The various UN bodies can rightly claim they own the SDGs and that their various initiatives have been important in increasing corporate accountability for social and environmental impacts. But it’s time for the continued disparity between these impact initiatives to be addressed. The initiatives are partially aligned and largely subsets of issues and topics covered by GRI standards, but with some lack of consistency. They are frameworks or guidance that don’t go through the rigorous approach of a standard setter and so cannot be mandated by regulators.

Power through alignment

How much more powerful would it be for these initiatives to align more closely with each other and the GRI standards? This would facilitate more jurisdictions adopting GRI standards alongside the ISSB’s financial materiality standards. The European Commission has already adopted GRI standards through EFRAG’s work, and other UNCTAD ISAR delegates, such as from Kenya, also spoke of mandatory requirements based on GRI standards. It is not a purpose of the ISSB standards to enhance action and accountability for corporate impacts on sustainable development. Impact reporting and action to contribute to the SDGs will not follow from the adoption of ISSB standards.

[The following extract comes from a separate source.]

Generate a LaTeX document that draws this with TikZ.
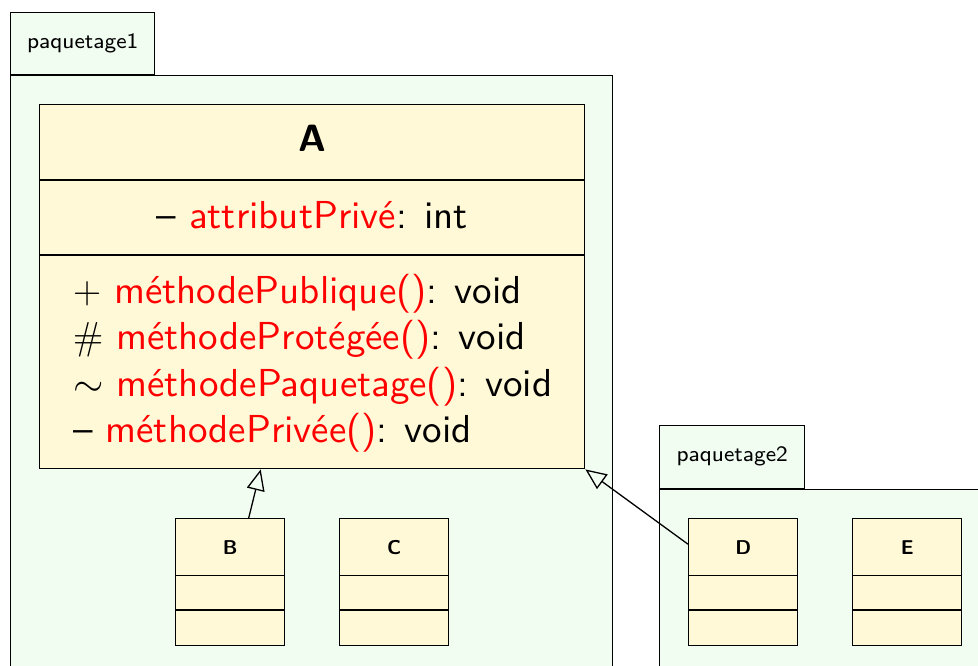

UNCTAD, the UNGC and UNDP could encourage their regulatory, corporate and public agency networks to use their respective guidance and tools to work towards reporting using the GRI standards. This would assist in building capacity prior to mandatory enforcement of impact reporting. It would also lead to improvements in SDG reporting which is much needed according to KPMG’s 2022 survey of sustainability reporting. The survey shows an increase in both GRI and TCFD reporting, the latter of which will be further strengthened by the ISSB’s proposed IFRS S2 standard.